On Tuesday, The Tico Times laid off its 16-member staff, including veterans of more than a quarter-century, while it restructures and directs its energies toward the online offerings.
Six years ago, the paper published its 50th anniversary edition – an expansive history celebrating The Tico Times and its role in Central America over the years (for a free pdf download of the special edition, see above). The downfall came shortly after that anniversary issue.
The dominoes tumbled as the global economic crisis eliminated advertiser after advertiser. The paper could not conceive of ways to get back those advertisers nor the revenue streams. The main response was to downsize, but that only created an overworked staff and errors, not profits.
Chacón also noted that faced with the changing times and the flight of advertising, the paper suffered from continuous lack of vision. “It was badly planned and had poor business strategies for years,” he said.
Another problem was Dyer’s reputation for resisting technology and change. That opposition was rooted in her love for the print product. In the end, it was the desire to keep The Tico Times alive that led to the historic choice to drop the print edition.
Meanwhile, reporters wrote about the most important events of the day up until the final print edition. Features included stories on an anti-gay, evangelical lawmaker’s controversial rise to the head of the Legislative Assembly’s Human Rights Commission, the disappearance of a tourist town’s most popular attraction and the case of fugitive conservationist Paul Watson. These types of stories that connect readers with Costa Rican issues beyond the superficial tourism tales hopefully will continue online, Dyer said.
The moment best highlighting the juxtaposition of maintaining a weekly newspaper and an online medium occurred this month, when a magnitude-7.6 earthquake rocked the country. On Sept. 5, that tremor caused minimal damage but garnered worldwide attention.
The website received 100,000 page views in the days following the quake (and a third of a million unique page views for the month). However, the small editorial staff encountered repeated dilemmas about whether to funnel all the content online or dig for deeper stories about the earthquake and its significance to fill the print edition – an edition that needed all the content it could get because it was largely devoid of ads.
And the website received so many hits that it crashed.

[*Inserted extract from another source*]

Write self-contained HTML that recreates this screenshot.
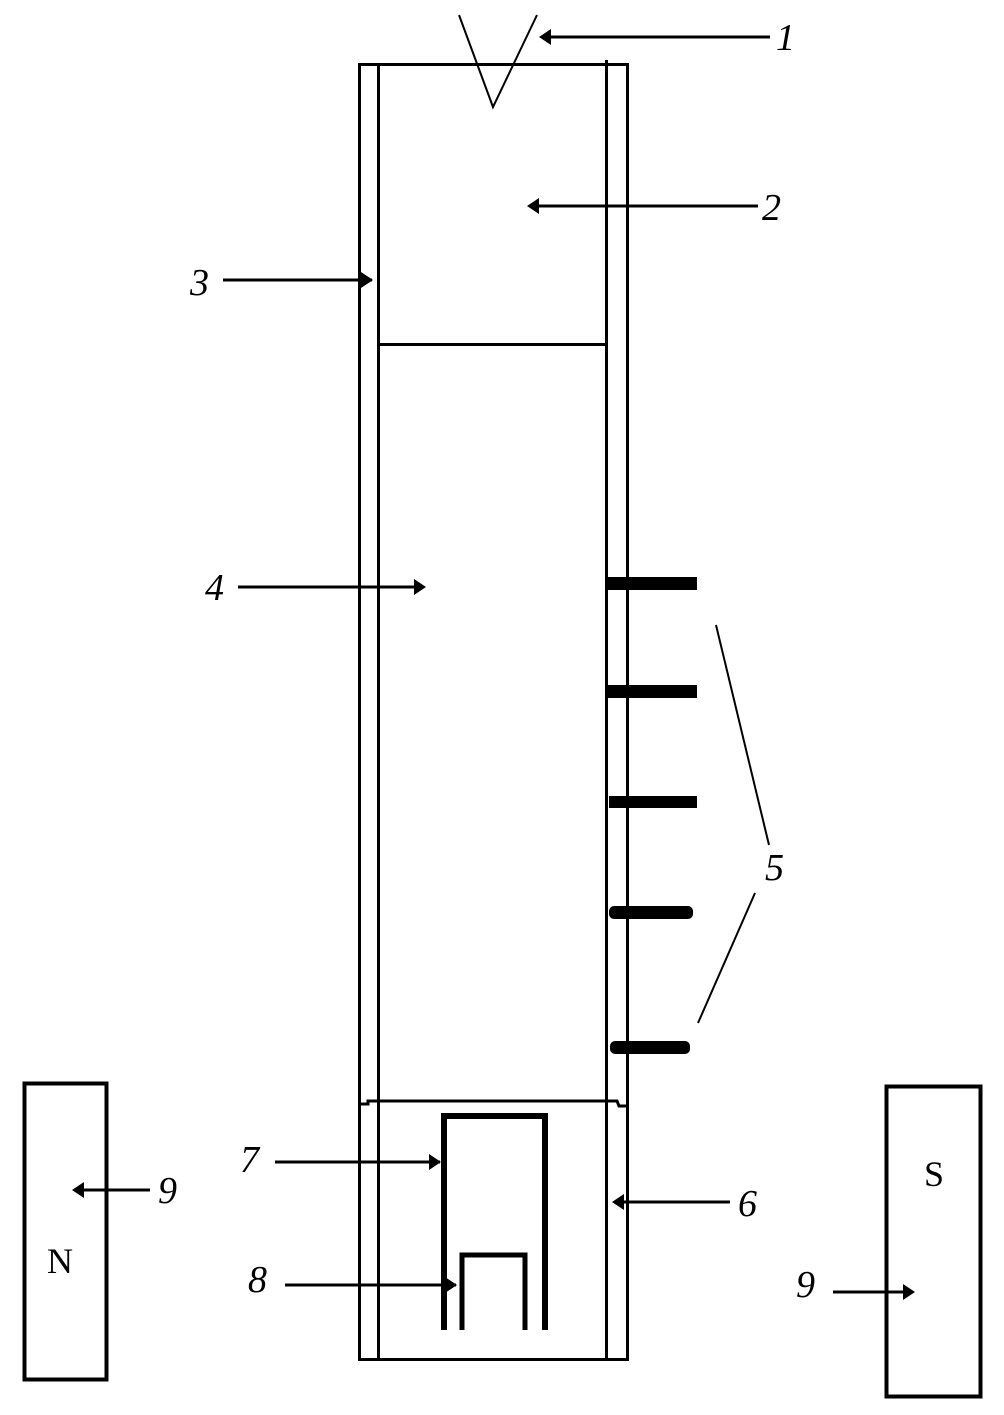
<!DOCTYPE html>
<html><head><style>body{margin:0;background:#fff}svg{display:block}text{font-family:"Liberation Serif",serif;font-style:italic;font-size:38px}</style></head>
<body>
<svg width="1004" height="1415" viewBox="0 0 1004 1415" xmlns="http://www.w3.org/2000/svg">
<g stroke="#000" fill="none" stroke-width="3">
<rect x="359.5" y="64.5" width="268" height="1295"/>
<line x1="378.5" y1="64" x2="378.5" y2="1360"/>
<line x1="606.5" y1="60" x2="606.5" y2="1360"/>
<line x1="378" y1="344.5" x2="606" y2="344.5"/>
<polyline points="360,1104 368,1104 368,1101 606,1101 617,1101 619,1106 627,1106"/>
<polyline points="459,15 493,107 537,15" stroke-width="2"/>
<rect x="24.5" y="1083.5" width="82" height="296" stroke-width="4"/>
<rect x="886.5" y="1086.5" width="94" height="310" stroke-width="4"/>
<polyline points="444,1330 444,1116 545,1116 545,1330" stroke-width="6"/>
<polyline points="462,1330 462,1255 525,1255 525,1330" stroke-width="5"/>
<line x1="716" y1="625" x2="769" y2="845" stroke-width="2"/>
<line x1="698" y1="1023" x2="755" y2="893" stroke-width="2"/>
</g>
<g fill="#000">
<rect x="608" y="577" width="89" height="13"/>
<rect x="608" y="685" width="89" height="13"/>
<rect x="609" y="796" width="88" height="12"/>
<rect x="609" y="906" width="84" height="13" rx="5"/>
<rect x="610" y="1041" width="80" height="13" rx="5"/>
</g>
<g stroke="#000" stroke-width="3">
<line x1="545" y1="37" x2="770" y2="37"/>
<line x1="532" y1="206" x2="758" y2="206"/>
<line x1="223" y1="280" x2="372" y2="280"/>
<line x1="238" y1="587" x2="423" y2="587"/>
<line x1="275" y1="1162" x2="440" y2="1162"/>
<line x1="285" y1="1285" x2="456" y2="1285"/>
<line x1="617" y1="1202" x2="730" y2="1202"/>
<line x1="76" y1="1190" x2="150" y2="1190"/>
<line x1="833" y1="1292" x2="912" y2="1292"/>
</g>
<g fill="#000">
<polygon points="539,37 551,29 551,45"/>
<polygon points="527,206 539,198 539,214"/>
<polygon points="373,280 361,272 361,288"/>
<polygon points="426,587 414,579 414,595"/>
<polygon points="441,1162 429,1154 429,1170"/>
<polygon points="457,1285 445,1277 445,1293"/>
<polygon points="612,1202 624,1194 624,1210"/>
<polygon points="72,1190 84,1182 84,1198"/>
<polygon points="915,1292 903,1284 903,1300"/>
</g>
<text x="776" y="50">1</text>
<text x="762" y="220">2</text>
<text x="190" y="295">3</text>
<text x="205" y="600">4</text>
<text x="765" y="880">5</text>
<text x="738" y="1216">6</text>
<text x="240" y="1172">7</text>
<text x="248" y="1292">8</text>
<text x="158" y="1203">9</text>
<text x="796" y="1297">9</text>
<text x="47" y="1273" style="font-style:normal;font-size:36px">N</text>
<text x="924" y="1186" style="font-style:normal;font-size:36px">S</text>
</svg>
</body></html>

The paper seemed unprepared for such a large audience.
Three weeks later, Dyer made the reluctant decision to go online only.
Online English-language media still lack in the country. Almost flatteringly, many of the English online vehicles received their material from plagiarizing stories in The Tico Times and the country’s Spanish publications. Dyer said The Tico Times will emphasize providing original content at a faster pace online, with an eye to better fulfilling expat needs and continuing to provide fair and honest journalism in the country.
In upcoming months, the company will experiment with creating new revenue models and modernizing the online product. The Tico Times also will hold campaigns asking for donations as it attempts to remain a leading voice in the community.
Because of the newspaper’s precarious financial situation, the new venture will rely entirely on its ability to attract new funding and generate revenue online.
The paper now heads in the direction of so many other former printed publications. The Tico Times moves online-only in an attempt to solve the biggest crisis facing journalism in the 21st century: Providing quality stories while surviving in a digital world.
“We had hoped we could save the print edition, but we failed,” Dyer said. “This is now where we’re going to focus our efforts [online]. We want to continue some form of The Tico Times, and we think we still have a lot to offer.”